>> START Data shown
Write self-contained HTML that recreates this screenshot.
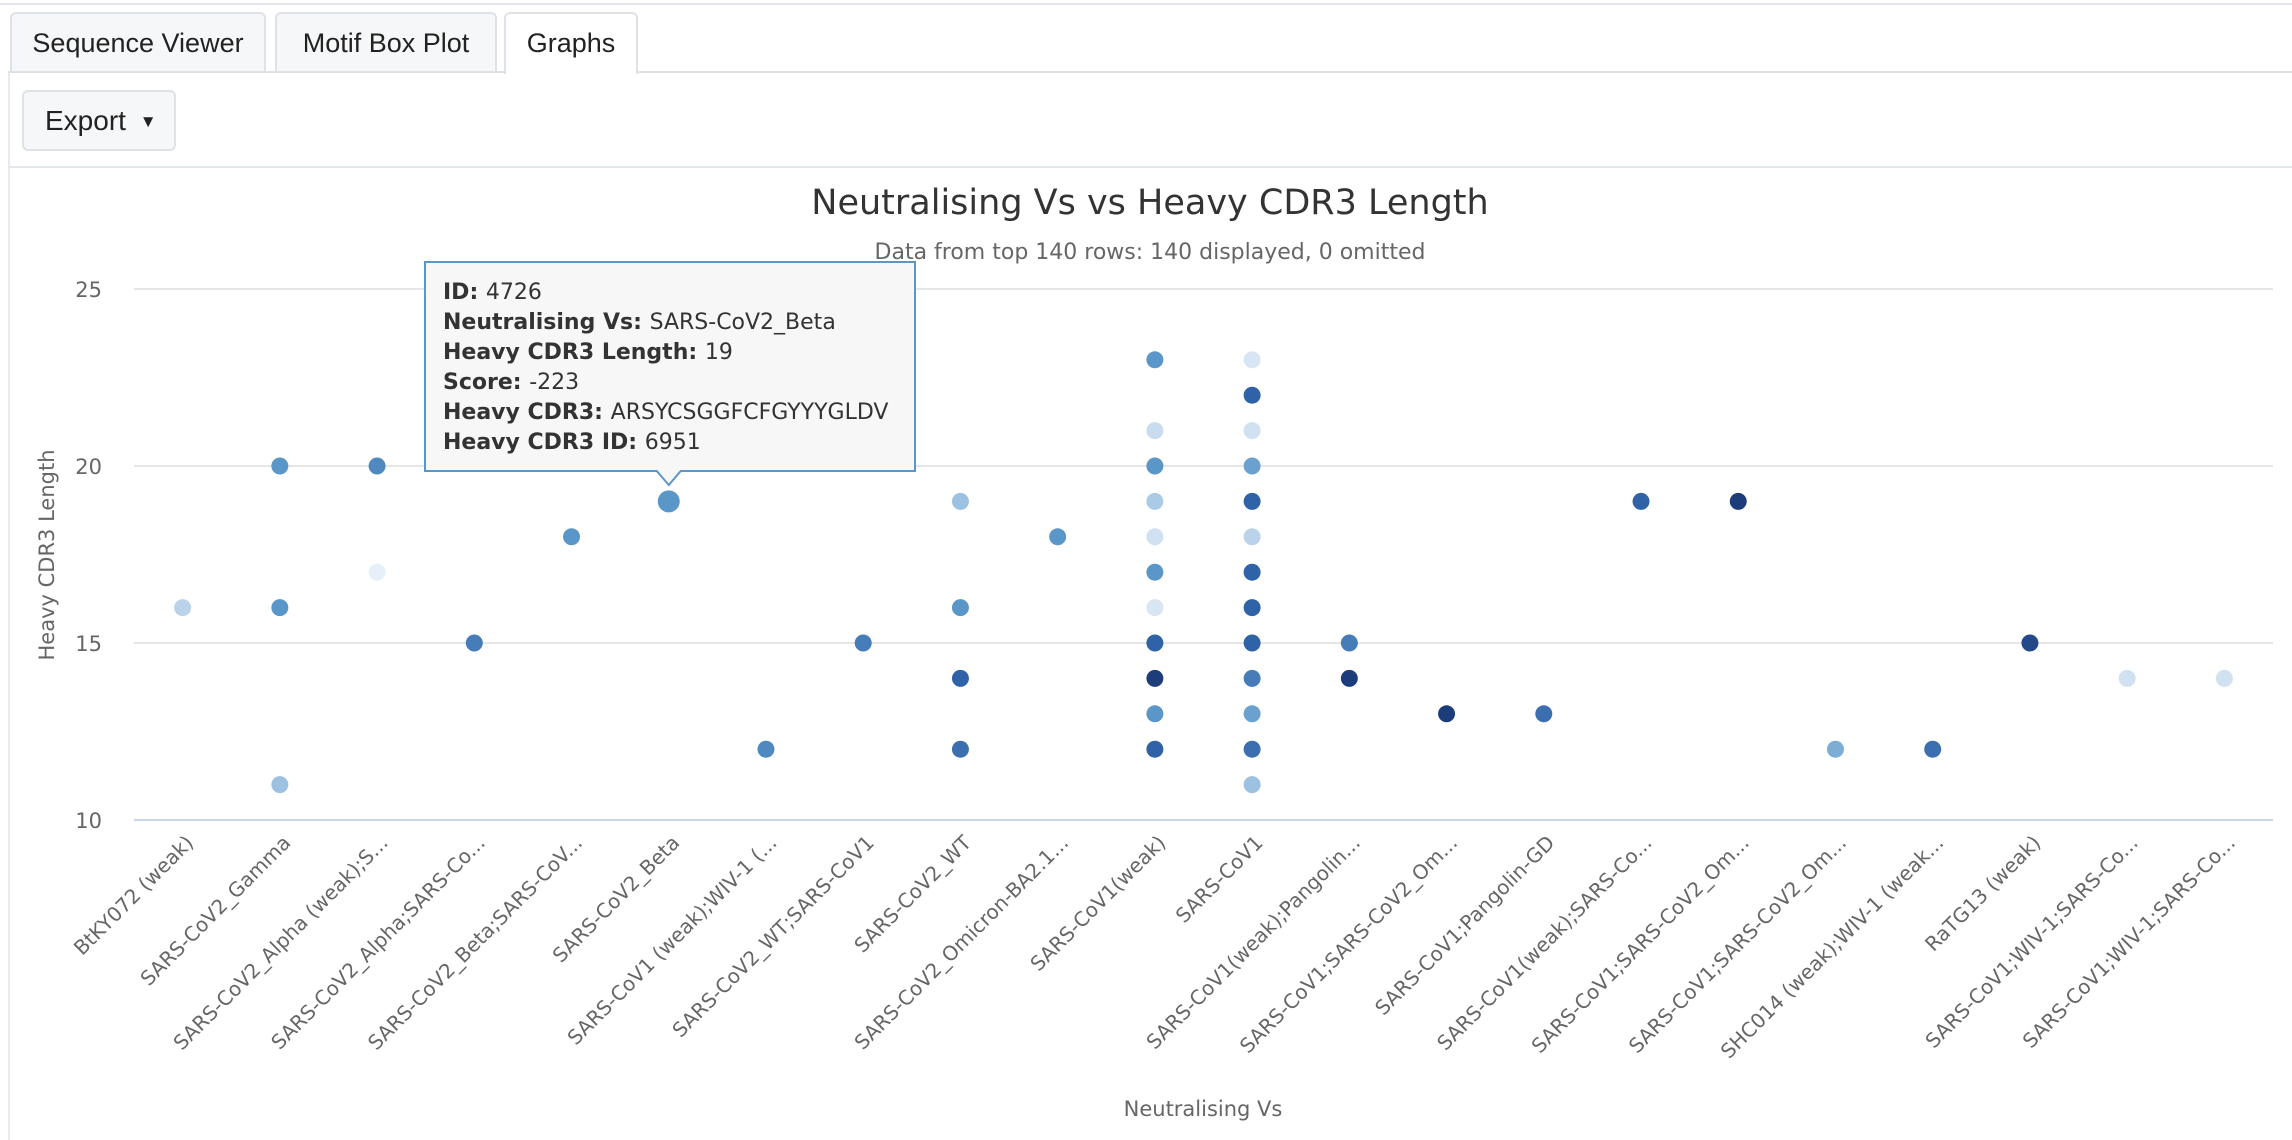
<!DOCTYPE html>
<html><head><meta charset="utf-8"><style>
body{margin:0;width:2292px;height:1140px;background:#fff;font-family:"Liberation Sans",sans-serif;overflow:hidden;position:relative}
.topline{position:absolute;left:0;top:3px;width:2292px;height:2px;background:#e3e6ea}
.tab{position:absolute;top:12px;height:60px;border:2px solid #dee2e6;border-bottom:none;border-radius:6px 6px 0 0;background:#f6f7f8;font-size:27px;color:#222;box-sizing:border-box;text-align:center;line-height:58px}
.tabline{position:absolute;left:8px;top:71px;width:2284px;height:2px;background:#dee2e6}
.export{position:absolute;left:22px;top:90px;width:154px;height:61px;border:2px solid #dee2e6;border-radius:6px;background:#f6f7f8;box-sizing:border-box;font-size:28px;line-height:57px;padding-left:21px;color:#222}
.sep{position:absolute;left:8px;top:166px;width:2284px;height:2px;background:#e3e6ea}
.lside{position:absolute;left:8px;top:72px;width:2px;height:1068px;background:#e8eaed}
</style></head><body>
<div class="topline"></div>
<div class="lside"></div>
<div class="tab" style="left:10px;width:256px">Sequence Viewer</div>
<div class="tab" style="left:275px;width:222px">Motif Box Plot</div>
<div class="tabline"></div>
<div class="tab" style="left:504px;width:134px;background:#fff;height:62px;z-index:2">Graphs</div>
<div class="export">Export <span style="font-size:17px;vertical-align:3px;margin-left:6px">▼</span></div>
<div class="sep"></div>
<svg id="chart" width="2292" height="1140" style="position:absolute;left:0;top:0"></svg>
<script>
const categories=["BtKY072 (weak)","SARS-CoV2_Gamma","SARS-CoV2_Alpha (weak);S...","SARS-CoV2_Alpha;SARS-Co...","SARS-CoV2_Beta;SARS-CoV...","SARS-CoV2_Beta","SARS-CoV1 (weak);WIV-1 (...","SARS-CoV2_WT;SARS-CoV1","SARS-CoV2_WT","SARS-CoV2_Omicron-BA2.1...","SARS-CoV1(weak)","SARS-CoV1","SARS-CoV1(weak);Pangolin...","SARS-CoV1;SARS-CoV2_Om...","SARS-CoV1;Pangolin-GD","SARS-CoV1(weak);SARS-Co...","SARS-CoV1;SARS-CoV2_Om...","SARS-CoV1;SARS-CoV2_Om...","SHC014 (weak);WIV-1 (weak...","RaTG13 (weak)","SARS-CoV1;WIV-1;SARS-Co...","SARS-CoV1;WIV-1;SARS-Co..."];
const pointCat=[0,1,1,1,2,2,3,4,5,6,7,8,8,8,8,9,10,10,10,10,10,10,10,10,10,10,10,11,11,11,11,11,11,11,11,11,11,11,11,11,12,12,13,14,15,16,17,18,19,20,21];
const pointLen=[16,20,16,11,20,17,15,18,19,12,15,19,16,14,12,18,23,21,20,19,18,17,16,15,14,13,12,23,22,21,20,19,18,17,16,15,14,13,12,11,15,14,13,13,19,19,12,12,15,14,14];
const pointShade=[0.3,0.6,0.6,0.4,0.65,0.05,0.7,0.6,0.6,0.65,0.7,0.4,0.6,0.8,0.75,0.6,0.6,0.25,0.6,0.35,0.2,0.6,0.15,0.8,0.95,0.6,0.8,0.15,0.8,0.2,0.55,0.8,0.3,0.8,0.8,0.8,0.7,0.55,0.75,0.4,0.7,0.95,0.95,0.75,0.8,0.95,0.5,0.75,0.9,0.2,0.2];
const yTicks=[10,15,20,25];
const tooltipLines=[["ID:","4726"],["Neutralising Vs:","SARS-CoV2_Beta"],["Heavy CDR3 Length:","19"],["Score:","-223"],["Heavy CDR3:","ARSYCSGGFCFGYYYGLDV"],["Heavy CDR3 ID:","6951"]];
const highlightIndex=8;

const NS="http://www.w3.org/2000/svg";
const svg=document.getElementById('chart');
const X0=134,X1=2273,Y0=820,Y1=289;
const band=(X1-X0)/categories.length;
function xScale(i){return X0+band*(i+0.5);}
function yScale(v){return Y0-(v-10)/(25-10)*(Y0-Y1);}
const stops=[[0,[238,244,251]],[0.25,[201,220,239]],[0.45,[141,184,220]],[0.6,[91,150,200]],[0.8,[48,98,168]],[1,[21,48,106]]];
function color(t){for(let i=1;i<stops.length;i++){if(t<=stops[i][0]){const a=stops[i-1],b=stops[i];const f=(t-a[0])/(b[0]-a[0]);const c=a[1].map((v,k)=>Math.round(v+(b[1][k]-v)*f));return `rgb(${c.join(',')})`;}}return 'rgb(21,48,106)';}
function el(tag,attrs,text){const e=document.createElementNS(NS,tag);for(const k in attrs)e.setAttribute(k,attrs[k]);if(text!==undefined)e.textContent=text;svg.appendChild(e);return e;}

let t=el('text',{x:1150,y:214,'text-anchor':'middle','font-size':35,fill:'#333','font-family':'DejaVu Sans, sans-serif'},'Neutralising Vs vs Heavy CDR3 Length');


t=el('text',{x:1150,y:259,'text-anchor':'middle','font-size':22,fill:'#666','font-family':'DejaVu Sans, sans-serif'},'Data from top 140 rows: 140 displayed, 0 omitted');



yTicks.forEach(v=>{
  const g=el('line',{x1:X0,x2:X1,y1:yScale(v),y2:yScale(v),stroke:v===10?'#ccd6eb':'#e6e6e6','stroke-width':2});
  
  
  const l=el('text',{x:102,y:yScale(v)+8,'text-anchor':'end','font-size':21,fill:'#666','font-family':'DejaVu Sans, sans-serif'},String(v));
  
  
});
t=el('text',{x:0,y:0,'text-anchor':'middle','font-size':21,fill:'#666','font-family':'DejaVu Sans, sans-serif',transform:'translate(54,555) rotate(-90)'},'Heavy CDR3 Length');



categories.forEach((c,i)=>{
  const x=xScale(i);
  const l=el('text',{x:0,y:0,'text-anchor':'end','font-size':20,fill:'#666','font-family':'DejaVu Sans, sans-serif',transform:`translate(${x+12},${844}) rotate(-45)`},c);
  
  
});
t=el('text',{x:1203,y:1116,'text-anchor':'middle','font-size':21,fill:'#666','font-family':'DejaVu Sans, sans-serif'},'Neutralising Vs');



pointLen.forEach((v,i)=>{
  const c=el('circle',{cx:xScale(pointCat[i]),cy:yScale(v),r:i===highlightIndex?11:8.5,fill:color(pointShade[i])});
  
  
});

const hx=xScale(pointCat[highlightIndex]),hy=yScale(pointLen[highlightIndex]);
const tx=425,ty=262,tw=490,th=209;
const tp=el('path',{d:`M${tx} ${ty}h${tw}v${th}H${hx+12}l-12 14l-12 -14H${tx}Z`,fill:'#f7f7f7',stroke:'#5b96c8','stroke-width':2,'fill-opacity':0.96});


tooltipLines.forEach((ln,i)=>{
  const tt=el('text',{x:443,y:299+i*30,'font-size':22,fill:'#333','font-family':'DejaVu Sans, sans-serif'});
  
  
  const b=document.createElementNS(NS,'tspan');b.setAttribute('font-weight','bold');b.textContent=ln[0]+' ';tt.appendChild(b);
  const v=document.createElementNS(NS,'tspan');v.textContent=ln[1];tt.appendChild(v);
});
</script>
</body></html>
>> END Data shown
### Your objective
Your task is to repeat the material above exactly, without its pictures.

### Response to this task
Write self-contained HTML that recreates this screenshot.
<!DOCTYPE html>
<html><head><meta charset="utf-8"><style>
body{margin:0;width:2292px;height:1140px;background:#fff;font-family:"Liberation Sans",sans-serif;overflow:hidden;position:relative}
.topline{position:absolute;left:0;top:3px;width:2292px;height:2px;background:#e3e6ea}
.tab{position:absolute;top:12px;height:60px;border:2px solid #dee2e6;border-bottom:none;border-radius:6px 6px 0 0;background:#f6f7f8;font-size:27px;color:#222;box-sizing:border-box;text-align:center;line-height:58px}
.tabline{position:absolute;left:8px;top:71px;width:2284px;height:2px;background:#dee2e6}
.export{position:absolute;left:22px;top:90px;width:154px;height:61px;border:2px solid #dee2e6;border-radius:6px;background:#f6f7f8;box-sizing:border-box;font-size:28px;line-height:57px;padding-left:21px;color:#222}
.sep{position:absolute;left:8px;top:166px;width:2284px;height:2px;background:#e3e6ea}
.lside{position:absolute;left:8px;top:72px;width:2px;height:1068px;background:#e8eaed}
</style></head><body>
<div class="topline"></div>
<div class="lside"></div>
<div class="tab" style="left:10px;width:256px">Sequence Viewer</div>
<div class="tab" style="left:275px;width:222px">Motif Box Plot</div>
<div class="tabline"></div>
<div class="tab" style="left:504px;width:134px;background:#fff;height:62px;z-index:2">Graphs</div>
<div class="export">Export <span style="font-size:17px;vertical-align:3px;margin-left:6px">▼</span></div>
<div class="sep"></div>
<svg id="chart" width="2292" height="1140" style="position:absolute;left:0;top:0"></svg>
<script>
const categories=["BtKY072 (weak)","SARS-CoV2_Gamma","SARS-CoV2_Alpha (weak);S...","SARS-CoV2_Alpha;SARS-Co...","SARS-CoV2_Beta;SARS-CoV...","SARS-CoV2_Beta","SARS-CoV1 (weak);WIV-1 (...","SARS-CoV2_WT;SARS-CoV1","SARS-CoV2_WT","SARS-CoV2_Omicron-BA2.1...","SARS-CoV1(weak)","SARS-CoV1","SARS-CoV1(weak);Pangolin...","SARS-CoV1;SARS-CoV2_Om...","SARS-CoV1;Pangolin-GD","SARS-CoV1(weak);SARS-Co...","SARS-CoV1;SARS-CoV2_Om...","SARS-CoV1;SARS-CoV2_Om...","SHC014 (weak);WIV-1 (weak...","RaTG13 (weak)","SARS-CoV1;WIV-1;SARS-Co...","SARS-CoV1;WIV-1;SARS-Co..."];
const pointCat=[0,1,1,1,2,2,3,4,5,6,7,8,8,8,8,9,10,10,10,10,10,10,10,10,10,10,10,11,11,11,11,11,11,11,11,11,11,11,11,11,12,12,13,14,15,16,17,18,19,20,21];
const pointLen=[16,20,16,11,20,17,15,18,19,12,15,19,16,14,12,18,23,21,20,19,18,17,16,15,14,13,12,23,22,21,20,19,18,17,16,15,14,13,12,11,15,14,13,13,19,19,12,12,15,14,14];
const pointShade=[0.3,0.6,0.6,0.4,0.65,0.05,0.7,0.6,0.6,0.65,0.7,0.4,0.6,0.8,0.75,0.6,0.6,0.25,0.6,0.35,0.2,0.6,0.15,0.8,0.95,0.6,0.8,0.15,0.8,0.2,0.55,0.8,0.3,0.8,0.8,0.8,0.7,0.55,0.75,0.4,0.7,0.95,0.95,0.75,0.8,0.95,0.5,0.75,0.9,0.2,0.2];
const yTicks=[10,15,20,25];
const tooltipLines=[["ID:","4726"],["Neutralising Vs:","SARS-CoV2_Beta"],["Heavy CDR3 Length:","19"],["Score:","-223"],["Heavy CDR3:","ARSYCSGGFCFGYYYGLDV"],["Heavy CDR3 ID:","6951"]];
const highlightIndex=8;

const NS="http://www.w3.org/2000/svg";
const svg=document.getElementById('chart');
const X0=134,X1=2273,Y0=820,Y1=289;
const band=(X1-X0)/categories.length;
function xScale(i){return X0+band*(i+0.5);}
function yScale(v){return Y0-(v-10)/(25-10)*(Y0-Y1);}
const stops=[[0,[238,244,251]],[0.25,[201,220,239]],[0.45,[141,184,220]],[0.6,[91,150,200]],[0.8,[48,98,168]],[1,[21,48,106]]];
function color(t){for(let i=1;i<stops.length;i++){if(t<=stops[i][0]){const a=stops[i-1],b=stops[i];const f=(t-a[0])/(b[0]-a[0]);const c=a[1].map((v,k)=>Math.round(v+(b[1][k]-v)*f));return `rgb(${c.join(',')})`;}}return 'rgb(21,48,106)';}
function el(tag,attrs,text){const e=document.createElementNS(NS,tag);for(const k in attrs)e.setAttribute(k,attrs[k]);if(text!==undefined)e.textContent=text;svg.appendChild(e);return e;}

let t=el('text',{x:1150,y:214,'text-anchor':'middle','font-size':35,fill:'#333','font-family':'DejaVu Sans, sans-serif'},'Neutralising Vs vs Heavy CDR3 Length');


t=el('text',{x:1150,y:259,'text-anchor':'middle','font-size':22,fill:'#666','font-family':'DejaVu Sans, sans-serif'},'Data from top 140 rows: 140 displayed, 0 omitted');



yTicks.forEach(v=>{
  const g=el('line',{x1:X0,x2:X1,y1:yScale(v),y2:yScale(v),stroke:v===10?'#ccd6eb':'#e6e6e6','stroke-width':2});
  
  
  const l=el('text',{x:102,y:yScale(v)+8,'text-anchor':'end','font-size':21,fill:'#666','font-family':'DejaVu Sans, sans-serif'},String(v));
  
  
});
t=el('text',{x:0,y:0,'text-anchor':'middle','font-size':21,fill:'#666','font-family':'DejaVu Sans, sans-serif',transform:'translate(54,555) rotate(-90)'},'Heavy CDR3 Length');



categories.forEach((c,i)=>{
  const x=xScale(i);
  const l=el('text',{x:0,y:0,'text-anchor':'end','font-size':20,fill:'#666','font-family':'DejaVu Sans, sans-serif',transform:`translate(${x+12},${844}) rotate(-45)`},c);
  
  
});
t=el('text',{x:1203,y:1116,'text-anchor':'middle','font-size':21,fill:'#666','font-family':'DejaVu Sans, sans-serif'},'Neutralising Vs');



pointLen.forEach((v,i)=>{
  const c=el('circle',{cx:xScale(pointCat[i]),cy:yScale(v),r:i===highlightIndex?11:8.5,fill:color(pointShade[i])});
  
  
});

const hx=xScale(pointCat[highlightIndex]),hy=yScale(pointLen[highlightIndex]);
const tx=425,ty=262,tw=490,th=209;
const tp=el('path',{d:`M${tx} ${ty}h${tw}v${th}H${hx+12}l-12 14l-12 -14H${tx}Z`,fill:'#f7f7f7',stroke:'#5b96c8','stroke-width':2,'fill-opacity':0.96});


tooltipLines.forEach((ln,i)=>{
  const tt=el('text',{x:443,y:299+i*30,'font-size':22,fill:'#333','font-family':'DejaVu Sans, sans-serif'});
  
  
  const b=document.createElementNS(NS,'tspan');b.setAttribute('font-weight','bold');b.textContent=ln[0]+' ';tt.appendChild(b);
  const v=document.createElementNS(NS,'tspan');v.textContent=ln[1];tt.appendChild(v);
});
</script>
</body></html>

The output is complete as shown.